### [Direction]
All of the data that follows should be retyped exactly, please, except the pictures.

#### Dataset excerpt

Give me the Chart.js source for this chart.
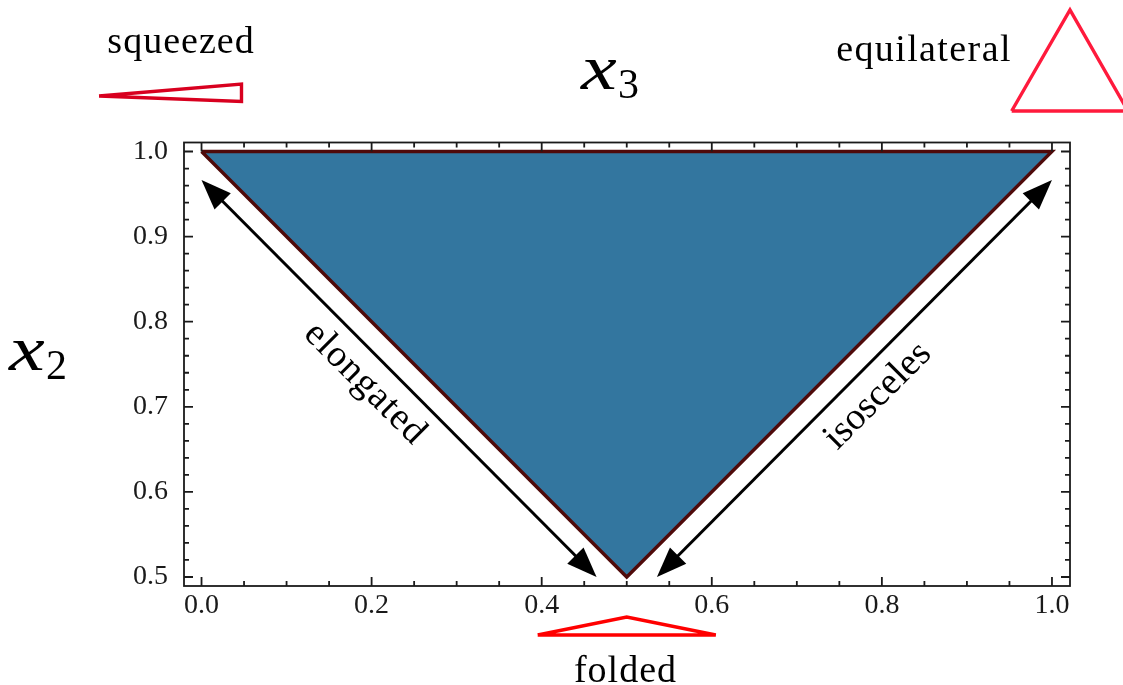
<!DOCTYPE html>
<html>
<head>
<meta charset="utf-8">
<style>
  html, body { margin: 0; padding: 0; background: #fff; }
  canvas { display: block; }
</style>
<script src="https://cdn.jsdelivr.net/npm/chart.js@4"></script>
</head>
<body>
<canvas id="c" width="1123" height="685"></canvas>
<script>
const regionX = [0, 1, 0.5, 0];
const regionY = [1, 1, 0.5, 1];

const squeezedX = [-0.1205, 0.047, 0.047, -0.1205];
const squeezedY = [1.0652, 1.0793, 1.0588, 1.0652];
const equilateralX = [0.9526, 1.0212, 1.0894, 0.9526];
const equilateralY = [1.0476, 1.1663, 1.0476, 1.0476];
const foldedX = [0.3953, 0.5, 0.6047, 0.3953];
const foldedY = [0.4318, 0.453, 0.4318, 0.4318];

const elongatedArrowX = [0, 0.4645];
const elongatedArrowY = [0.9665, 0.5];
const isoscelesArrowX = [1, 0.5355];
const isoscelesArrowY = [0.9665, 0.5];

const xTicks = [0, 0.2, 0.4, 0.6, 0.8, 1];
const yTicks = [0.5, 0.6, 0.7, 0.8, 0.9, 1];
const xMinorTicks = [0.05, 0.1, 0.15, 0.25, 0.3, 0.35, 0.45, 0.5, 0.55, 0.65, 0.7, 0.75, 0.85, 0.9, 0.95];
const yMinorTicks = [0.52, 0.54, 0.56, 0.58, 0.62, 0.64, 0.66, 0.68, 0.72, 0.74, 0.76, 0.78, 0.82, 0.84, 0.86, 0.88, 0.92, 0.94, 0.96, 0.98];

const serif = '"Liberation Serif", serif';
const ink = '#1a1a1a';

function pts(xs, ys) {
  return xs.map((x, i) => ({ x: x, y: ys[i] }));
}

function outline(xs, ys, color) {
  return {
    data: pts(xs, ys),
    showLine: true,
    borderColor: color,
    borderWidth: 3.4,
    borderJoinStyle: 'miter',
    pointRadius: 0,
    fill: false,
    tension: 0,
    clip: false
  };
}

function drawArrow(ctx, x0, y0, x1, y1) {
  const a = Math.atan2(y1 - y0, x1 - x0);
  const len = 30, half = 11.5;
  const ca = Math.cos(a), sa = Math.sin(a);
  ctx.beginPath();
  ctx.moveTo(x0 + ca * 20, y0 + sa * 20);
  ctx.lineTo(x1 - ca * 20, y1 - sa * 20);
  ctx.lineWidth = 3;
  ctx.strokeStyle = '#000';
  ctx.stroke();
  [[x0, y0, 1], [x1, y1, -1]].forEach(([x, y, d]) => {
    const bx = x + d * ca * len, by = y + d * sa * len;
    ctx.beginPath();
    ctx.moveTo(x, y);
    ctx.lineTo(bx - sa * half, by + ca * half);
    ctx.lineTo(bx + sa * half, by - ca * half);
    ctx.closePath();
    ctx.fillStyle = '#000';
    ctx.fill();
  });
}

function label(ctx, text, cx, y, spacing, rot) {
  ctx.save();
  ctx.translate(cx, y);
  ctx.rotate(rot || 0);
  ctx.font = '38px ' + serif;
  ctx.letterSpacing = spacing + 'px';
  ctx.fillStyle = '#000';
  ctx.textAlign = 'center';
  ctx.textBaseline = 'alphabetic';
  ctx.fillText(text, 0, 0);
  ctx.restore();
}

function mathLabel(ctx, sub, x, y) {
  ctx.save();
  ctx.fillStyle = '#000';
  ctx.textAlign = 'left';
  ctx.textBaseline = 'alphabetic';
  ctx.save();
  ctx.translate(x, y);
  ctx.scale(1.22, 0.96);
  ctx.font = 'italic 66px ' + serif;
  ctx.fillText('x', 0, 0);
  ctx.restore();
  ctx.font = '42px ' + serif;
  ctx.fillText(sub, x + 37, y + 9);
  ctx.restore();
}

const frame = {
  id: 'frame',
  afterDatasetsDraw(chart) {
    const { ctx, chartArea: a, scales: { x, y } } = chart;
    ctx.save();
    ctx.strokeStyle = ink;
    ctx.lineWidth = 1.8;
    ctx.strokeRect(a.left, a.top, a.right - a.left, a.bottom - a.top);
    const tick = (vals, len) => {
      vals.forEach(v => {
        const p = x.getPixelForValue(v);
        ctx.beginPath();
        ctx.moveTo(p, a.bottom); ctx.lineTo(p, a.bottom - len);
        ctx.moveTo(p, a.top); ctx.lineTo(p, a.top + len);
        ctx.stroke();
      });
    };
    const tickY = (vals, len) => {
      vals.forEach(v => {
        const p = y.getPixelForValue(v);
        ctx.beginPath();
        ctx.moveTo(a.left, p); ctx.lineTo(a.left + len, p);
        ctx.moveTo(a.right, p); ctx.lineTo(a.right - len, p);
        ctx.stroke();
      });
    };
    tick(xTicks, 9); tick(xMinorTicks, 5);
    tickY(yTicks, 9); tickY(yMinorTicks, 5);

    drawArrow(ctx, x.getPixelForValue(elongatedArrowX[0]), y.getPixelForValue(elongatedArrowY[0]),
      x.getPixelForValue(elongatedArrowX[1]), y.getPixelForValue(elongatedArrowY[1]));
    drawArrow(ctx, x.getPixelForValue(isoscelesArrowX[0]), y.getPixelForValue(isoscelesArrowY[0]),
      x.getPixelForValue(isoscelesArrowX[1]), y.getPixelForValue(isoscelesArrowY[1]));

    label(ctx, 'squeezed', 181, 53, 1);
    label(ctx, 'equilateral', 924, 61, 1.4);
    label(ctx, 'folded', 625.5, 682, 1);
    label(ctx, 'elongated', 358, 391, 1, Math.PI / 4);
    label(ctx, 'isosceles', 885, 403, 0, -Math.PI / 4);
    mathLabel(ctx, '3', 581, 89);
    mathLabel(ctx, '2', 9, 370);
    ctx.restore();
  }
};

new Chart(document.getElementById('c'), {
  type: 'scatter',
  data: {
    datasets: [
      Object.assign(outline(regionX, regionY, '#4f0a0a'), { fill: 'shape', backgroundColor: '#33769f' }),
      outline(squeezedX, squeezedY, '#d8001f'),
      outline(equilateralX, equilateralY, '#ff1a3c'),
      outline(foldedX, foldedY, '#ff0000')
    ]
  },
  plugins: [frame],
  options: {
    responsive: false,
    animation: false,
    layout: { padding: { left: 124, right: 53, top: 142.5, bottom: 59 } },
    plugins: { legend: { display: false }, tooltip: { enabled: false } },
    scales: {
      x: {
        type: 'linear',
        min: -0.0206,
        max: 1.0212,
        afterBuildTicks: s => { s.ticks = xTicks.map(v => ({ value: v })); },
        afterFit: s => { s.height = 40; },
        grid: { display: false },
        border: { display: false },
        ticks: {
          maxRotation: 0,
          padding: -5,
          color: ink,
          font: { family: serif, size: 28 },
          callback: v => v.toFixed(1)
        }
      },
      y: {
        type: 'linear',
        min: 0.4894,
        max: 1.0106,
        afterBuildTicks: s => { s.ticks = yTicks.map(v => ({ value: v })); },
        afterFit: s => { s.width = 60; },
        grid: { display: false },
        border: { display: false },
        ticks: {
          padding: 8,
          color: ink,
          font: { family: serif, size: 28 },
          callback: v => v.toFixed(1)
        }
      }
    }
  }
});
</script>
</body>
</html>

########

### [Final result]
Give me the Chart.js source for this chart.
<!DOCTYPE html>
<html>
<head>
<meta charset="utf-8">
<style>
  html, body { margin: 0; padding: 0; background: #fff; }
  canvas { display: block; }
</style>
<script src="https://cdn.jsdelivr.net/npm/chart.js@4"></script>
</head>
<body>
<canvas id="c" width="1123" height="685"></canvas>
<script>
const regionX = [0, 1, 0.5, 0];
const regionY = [1, 1, 0.5, 1];

const squeezedX = [-0.1205, 0.047, 0.047, -0.1205];
const squeezedY = [1.0652, 1.0793, 1.0588, 1.0652];
const equilateralX = [0.9526, 1.0212, 1.0894, 0.9526];
const equilateralY = [1.0476, 1.1663, 1.0476, 1.0476];
const foldedX = [0.3953, 0.5, 0.6047, 0.3953];
const foldedY = [0.4318, 0.453, 0.4318, 0.4318];

const elongatedArrowX = [0, 0.4645];
const elongatedArrowY = [0.9665, 0.5];
const isoscelesArrowX = [1, 0.5355];
const isoscelesArrowY = [0.9665, 0.5];

const xTicks = [0, 0.2, 0.4, 0.6, 0.8, 1];
const yTicks = [0.5, 0.6, 0.7, 0.8, 0.9, 1];
const xMinorTicks = [0.05, 0.1, 0.15, 0.25, 0.3, 0.35, 0.45, 0.5, 0.55, 0.65, 0.7, 0.75, 0.85, 0.9, 0.95];
const yMinorTicks = [0.52, 0.54, 0.56, 0.58, 0.62, 0.64, 0.66, 0.68, 0.72, 0.74, 0.76, 0.78, 0.82, 0.84, 0.86, 0.88, 0.92, 0.94, 0.96, 0.98];

const serif = '"Liberation Serif", serif';
const ink = '#1a1a1a';

function pts(xs, ys) {
  return xs.map((x, i) => ({ x: x, y: ys[i] }));
}

function outline(xs, ys, color) {
  return {
    data: pts(xs, ys),
    showLine: true,
    borderColor: color,
    borderWidth: 3.4,
    borderJoinStyle: 'miter',
    pointRadius: 0,
    fill: false,
    tension: 0,
    clip: false
  };
}

function drawArrow(ctx, x0, y0, x1, y1) {
  const a = Math.atan2(y1 - y0, x1 - x0);
  const len = 30, half = 11.5;
  const ca = Math.cos(a), sa = Math.sin(a);
  ctx.beginPath();
  ctx.moveTo(x0 + ca * 20, y0 + sa * 20);
  ctx.lineTo(x1 - ca * 20, y1 - sa * 20);
  ctx.lineWidth = 3;
  ctx.strokeStyle = '#000';
  ctx.stroke();
  [[x0, y0, 1], [x1, y1, -1]].forEach(([x, y, d]) => {
    const bx = x + d * ca * len, by = y + d * sa * len;
    ctx.beginPath();
    ctx.moveTo(x, y);
    ctx.lineTo(bx - sa * half, by + ca * half);
    ctx.lineTo(bx + sa * half, by - ca * half);
    ctx.closePath();
    ctx.fillStyle = '#000';
    ctx.fill();
  });
}

function label(ctx, text, cx, y, spacing, rot) {
  ctx.save();
  ctx.translate(cx, y);
  ctx.rotate(rot || 0);
  ctx.font = '38px ' + serif;
  ctx.letterSpacing = spacing + 'px';
  ctx.fillStyle = '#000';
  ctx.textAlign = 'center';
  ctx.textBaseline = 'alphabetic';
  ctx.fillText(text, 0, 0);
  ctx.restore();
}

function mathLabel(ctx, sub, x, y) {
  ctx.save();
  ctx.fillStyle = '#000';
  ctx.textAlign = 'left';
  ctx.textBaseline = 'alphabetic';
  ctx.save();
  ctx.translate(x, y);
  ctx.scale(1.22, 0.96);
  ctx.font = 'italic 66px ' + serif;
  ctx.fillText('x', 0, 0);
  ctx.restore();
  ctx.font = '42px ' + serif;
  ctx.fillText(sub, x + 37, y + 9);
  ctx.restore();
}

const frame = {
  id: 'frame',
  afterDatasetsDraw(chart) {
    const { ctx, chartArea: a, scales: { x, y } } = chart;
    ctx.save();
    ctx.strokeStyle = ink;
    ctx.lineWidth = 1.8;
    ctx.strokeRect(a.left, a.top, a.right - a.left, a.bottom - a.top);
    const tick = (vals, len) => {
      vals.forEach(v => {
        const p = x.getPixelForValue(v);
        ctx.beginPath();
        ctx.moveTo(p, a.bottom); ctx.lineTo(p, a.bottom - len);
        ctx.moveTo(p, a.top); ctx.lineTo(p, a.top + len);
        ctx.stroke();
      });
    };
    const tickY = (vals, len) => {
      vals.forEach(v => {
        const p = y.getPixelForValue(v);
        ctx.beginPath();
        ctx.moveTo(a.left, p); ctx.lineTo(a.left + len, p);
        ctx.moveTo(a.right, p); ctx.lineTo(a.right - len, p);
        ctx.stroke();
      });
    };
    tick(xTicks, 9); tick(xMinorTicks, 5);
    tickY(yTicks, 9); tickY(yMinorTicks, 5);

    drawArrow(ctx, x.getPixelForValue(elongatedArrowX[0]), y.getPixelForValue(elongatedArrowY[0]),
      x.getPixelForValue(elongatedArrowX[1]), y.getPixelForValue(elongatedArrowY[1]));
    drawArrow(ctx, x.getPixelForValue(isoscelesArrowX[0]), y.getPixelForValue(isoscelesArrowY[0]),
      x.getPixelForValue(isoscelesArrowX[1]), y.getPixelForValue(isoscelesArrowY[1]));

    label(ctx, 'squeezed', 181, 53, 1);
    label(ctx, 'equilateral', 924, 61, 1.4);
    label(ctx, 'folded', 625.5, 682, 1);
    label(ctx, 'elongated', 358, 391, 1, Math.PI / 4);
    label(ctx, 'isosceles', 885, 403, 0, -Math.PI / 4);
    mathLabel(ctx, '3', 581, 89);
    mathLabel(ctx, '2', 9, 370);
    ctx.restore();
  }
};

new Chart(document.getElementById('c'), {
  type: 'scatter',
  data: {
    datasets: [
      Object.assign(outline(regionX, regionY, '#4f0a0a'), { fill: 'shape', backgroundColor: '#33769f' }),
      outline(squeezedX, squeezedY, '#d8001f'),
      outline(equilateralX, equilateralY, '#ff1a3c'),
      outline(foldedX, foldedY, '#ff0000')
    ]
  },
  plugins: [frame],
  options: {
    responsive: false,
    animation: false,
    layout: { padding: { left: 124, right: 53, top: 142.5, bottom: 59 } },
    plugins: { legend: { display: false }, tooltip: { enabled: false } },
    scales: {
      x: {
        type: 'linear',
        min: -0.0206,
        max: 1.0212,
        afterBuildTicks: s => { s.ticks = xTicks.map(v => ({ value: v })); },
        afterFit: s => { s.height = 40; },
        grid: { display: false },
        border: { display: false },
        ticks: {
          maxRotation: 0,
          padding: -5,
          color: ink,
          font: { family: serif, size: 28 },
          callback: v => v.toFixed(1)
        }
      },
      y: {
        type: 'linear',
        min: 0.4894,
        max: 1.0106,
        afterBuildTicks: s => { s.ticks = yTicks.map(v => ({ value: v })); },
        afterFit: s => { s.width = 60; },
        grid: { display: false },
        border: { display: false },
        ticks: {
          padding: 8,
          color: ink,
          font: { family: serif, size: 28 },
          callback: v => v.toFixed(1)
        }
      }
    }
  }
});
</script>
</body>
</html>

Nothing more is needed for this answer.